Tuesday, September 30, 2008

APRIORI, APRIORITID and APRIORI HYBRID

With large databases, it is required to have algorithms that process the data with high speed. For discovering association rules between items in a large database, we have had algorithms like AIS algorithm and SETM algorithm but the speed with which they processed the data in the databases was not fast and also they tend to find a lot of itemsets which were small and thus end up wasting time. Thus in the paper written by Agarwal, R. and Srikant, R., the authors have proposed two new algorithms Apriori and AprioriTid algorithms to overcome these problems. The Apriori algorithm makes multiple passes over the database. In the first pass individual item support is counted and the items that have support greater than or equal to minimum support are considered as large items. For each pass k after that, the large itemsets in the previous pass is grouped in sets of k items and these form candidate itemsets. The support for the different candidate itemsets is counted and if the support is found to be greater than minimum support then that itemset is considered to be large. This process continues until the large itemset in a particular pass comes out to be an empty set.

Similar to the Apriori algorithm, the AprioriTid algorithm also uses the apriori-gen function to determine the candidate itemsets but the difference is that the database is not used for counting support after the first pass. Instead set of candidate itemsets is used for this purpose for k>1. In case a transaction does not have any candidate k-itemset then the set of candidate itemsets would not have any entry for that transaction which will eventually decrease the number of transaction in the set containing the candidate itemsets as compared to the database. As value of k increases each entry will be smaller than the corresponding transactions because the number of candidates in the transactions will decrease. Apriori performs better than AprioriTid in the initial passes but in the later passes AprioriTid has better performance than Apriori. Due to this reason we can use another algorithm called Apriori Hybrid algorithm in which Apriori is used in the initial passes but we switch to AprioriTid in the later passes.

Working Example for Apriori:

Database:
TID
ITEMS
100
XZ
200
MXZ
300
MXYZ
400
MN

Support = 50% of total number of transactions
=50% of 4
= 2.

Iteration-1:

C1 (BAR)

TID
SET OF ITEMSETS
100
{X}, {Z}
200
{M},{X},{Z}
300
{M},{X},{Y},{Z}
400
{M},{N}



L1
ITEMSET
SUPPORT
{X}
3
{M}
3
{Z}
3

As shown in the above tables, the first step is to generate C1 (BAR) which contains all 1-itemsets from the database and are kept with the Tid’s of the generating transactions.
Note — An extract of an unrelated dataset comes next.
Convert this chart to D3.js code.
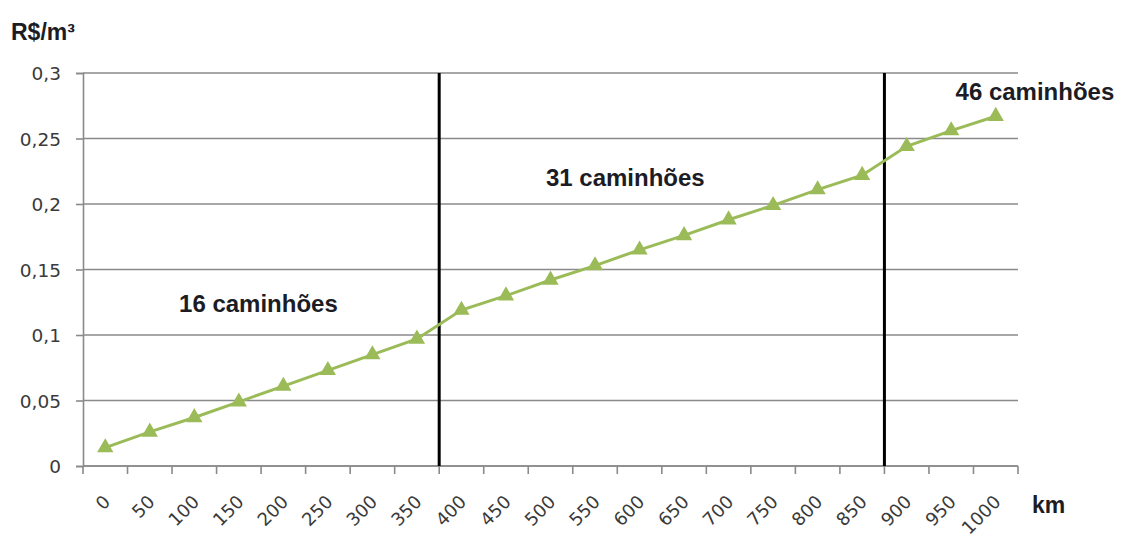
<!DOCTYPE html>
<html>
<head>
<meta charset="utf-8">
<script src="https://cdn.jsdelivr.net/npm/d3@7"></script>
<style>
  html, body { margin: 0; padding: 0; background: #fff; }
  svg { display: block; }
</style>
</head>
<body>
<svg id="chart" width="1122" height="537"></svg>
<script>
// Distance categories (km) and freight cost per m³ (R$/m³)
const distances = ["0","50","100","150","200","250","300","350","400","450","500","550","600","650","700","750","800","850","900","950","1000"];
const costs = [0.014, 0.026, 0.037, 0.049, 0.061, 0.073, 0.085, 0.097, 0.119, 0.130, 0.142, 0.153, 0.165, 0.176, 0.188, 0.199, 0.211, 0.222, 0.244, 0.256, 0.267];
const yTicks = [0, 0.05, 0.1, 0.15, 0.2, 0.25, 0.3];
const yTickLabels = ["0", "0,05", "0,1", "0,15", "0,2", "0,25", "0,3"];
// Fleet-size breaks: each boundary sits just before the listed category
const breaks = ["400", "900"];
// Fleet-size captions, placed at a distance (km) and cost (baseline)
const fleetLabels = [
  { text: "16 caminhões", km: 172, value: 0.1176 },
  { text: "31 caminhões", km: 584, value: 0.2137 },
  { text: "46 caminhões", km: 1044, value: 0.2794 }
];

const svg = d3.select("#chart");
const plotLeft = 83, plotRight = 1018, plotTop = 73, plotBottom = 466;

const x = d3.scaleBand().domain(distances).range([plotLeft, plotRight]).paddingInner(0).paddingOuter(0);
// Continuous km scale aligned with the band centres, for free-floating captions
const xKm = d3.scaleLinear().domain([-25, 1025]).range([plotLeft, plotRight]);
const y = d3.scaleLinear().domain([0, 0.3]).range([plotBottom, plotTop]);
const cx = d => x(d) + x.bandwidth() / 2;

const grey = "#8a8a8a";
const tickFont = "'DejaVu Sans', 'Open Sans', sans-serif";
const boldFont = "'Liberation Sans', Arial, sans-serif";

// Horizontal gridlines
svg.append("g").selectAll("line").data(yTicks).join("line")
  .attr("x1", plotLeft).attr("x2", plotRight)
  .attr("y1", d => y(d)).attr("y2", d => y(d))
  .attr("stroke", grey).attr("stroke-width", 1.6);

// Y axis
const yAxis = d3.axisLeft(y).tickValues(yTicks).tickSize(7)
  .tickFormat((d, i) => yTickLabels[i]);
const gy = svg.append("g").attr("transform", `translate(${plotLeft},0)`).call(yAxis);
gy.select(".domain").attr("stroke", grey).attr("stroke-width", 1.6);
gy.selectAll(".tick line").attr("stroke", grey).attr("stroke-width", 1.6);
gy.selectAll(".tick text")
  .attr("x", -22)
  .attr("dy", "0.36em")
  .attr("fill", "#3a3a3a")
  .style("font-family", tickFont)
  .style("font-size", "18.5px");

// X axis: ticks at category boundaries
const boundaries = distances.map(d => x(d)).concat([plotRight]);
svg.append("line")
  .attr("x1", plotLeft).attr("x2", plotRight).attr("y1", plotBottom).attr("y2", plotBottom)
  .attr("stroke", grey).attr("stroke-width", 1.6);
svg.append("g").selectAll("line").data(boundaries).join("line")
  .attr("x1", d => d).attr("x2", d => d)
  .attr("y1", plotBottom).attr("y2", plotBottom + 8)
  .attr("stroke", grey).attr("stroke-width", 1.6);

svg.append("g").selectAll("text").data(distances).join("text")
  .attr("transform", d => `translate(${cx(d) + 6},${plotBottom + 37}) rotate(-45)`)
  .attr("text-anchor", "end")
  .attr("fill", "#3a3a3a")
  .style("font-family", tickFont)
  .style("font-size", "18px")
  .text(d => d);

// Fleet-size boundary lines
svg.append("g").selectAll("line").data(breaks).join("line")
  .attr("x1", d => x(d)).attr("x2", d => x(d))
  .attr("y1", plotTop).attr("y2", plotBottom)
  .attr("stroke", "#000").attr("stroke-width", 3);

// Cost line
const green = "#9bbb59";
const line = d3.line().x((d, i) => cx(distances[i])).y(d => y(d));
svg.append("path").datum(costs)
  .attr("d", line)
  .attr("fill", "none")
  .attr("stroke", green)
  .attr("stroke-width", 3);

// Triangle markers
const tri = d3.symbol().type(d3.symbolTriangle).size(115);
svg.append("g").selectAll("path").data(costs).join("path")
  .attr("transform", (d, i) => `translate(${cx(distances[i])},${y(d)})`)
  .attr("d", tri)
  .attr("fill", green);

// Fleet-size captions
svg.append("g").selectAll("text").data(fleetLabels).join("text")
  .attr("x", d => xKm(d.km))
  .attr("y", d => y(d.value))
  .attr("text-anchor", "middle")
  .attr("fill", "#1c1c24")
  .style("font-family", boldFont)
  .style("font-weight", "bold")
  .style("font-size", "24px")
  .text(d => d.text);

// Axis titles
svg.append("text")
  .attr("x", 11).attr("y", 40)
  .attr("fill", "#1c1c24")
  .style("font-family", boldFont).style("font-weight", "bold").style("font-size", "23px")
  .text("R$/m³");
svg.append("text")
  .attr("x", 1032).attr("y", 513)
  .attr("fill", "#1c1c24")
  .style("font-family", boldFont).style("font-weight", "bold").style("font-size", "23px")
  .text("km");
</script>
</body>
</html>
The next step is to generate all large 1-itemsets from C1 (BAR). Thus, at the end of iteration 1 we get {X}, {M} and {Z} as the large 1-itemsets.

Iteration-2:
C2

ITEMSET
SUPPORT
{MX}
2
{XZ}
3
{MZ}
2


C2 (BAR)

TID
ITEMS
100
{XZ}
200
{MX},{XZ},{MZ}
300
{MX},{XZ},{MZ}
400
------------

L2

ITEMSET
SUPPORT
{MX}
2
{XZ}
3
{MZ}
2

In the Iteration -2 the first step is to find out C2 which is the set of candidate large 2-itemsets. For this we call apriori-gen function which processes L1 in order to get C2. In C2 we find the support of all the candidate large 2-itemsets. In C2 (BAR) we have now all those large 2-itemsets associated with their transaction Tid’s. We notice that Tid 400 has not got any candidate large 2-itemsets. From C2 (BAR) we process L2 which will have only large 2-itemsets.

Iteration -3:

C3

ITEMSET
SUPPORT
{MXZ}
2

C3 (BAR)

TID
ITEMS
100
------------
200
{MXZ}
300
{MXZ}
400
------------

L3
ITEMSET
SUPPORT
{XMZ}
2




In the Iteration -3, again the first step is to find out C3 which is the set of candidate large 3-itemsets from L2. For this we call apriori-gen function which processes L2 in order to get C3. In C3 we find the support of all the candidate large 3-itemsets. In C3 (BAR) we have now all those large 3-itemsets associated with their transaction Tid’s. We notice that only Tid 200 and 300 have got candidate large 3-itemsets. From C3 (BAR) we process L3 which will have only large 3-itemsets. Thus at the end of iteration-3 we are left with only one large itemset {XMZ} and so we cannot have any further candidate large 4-itemset and thus the algorithm is terminated.

1 comment:

Rishik Mani Tripathi said...

Finally some easy explanation to understand the TID algorithm. Thank you very much. Cheers!!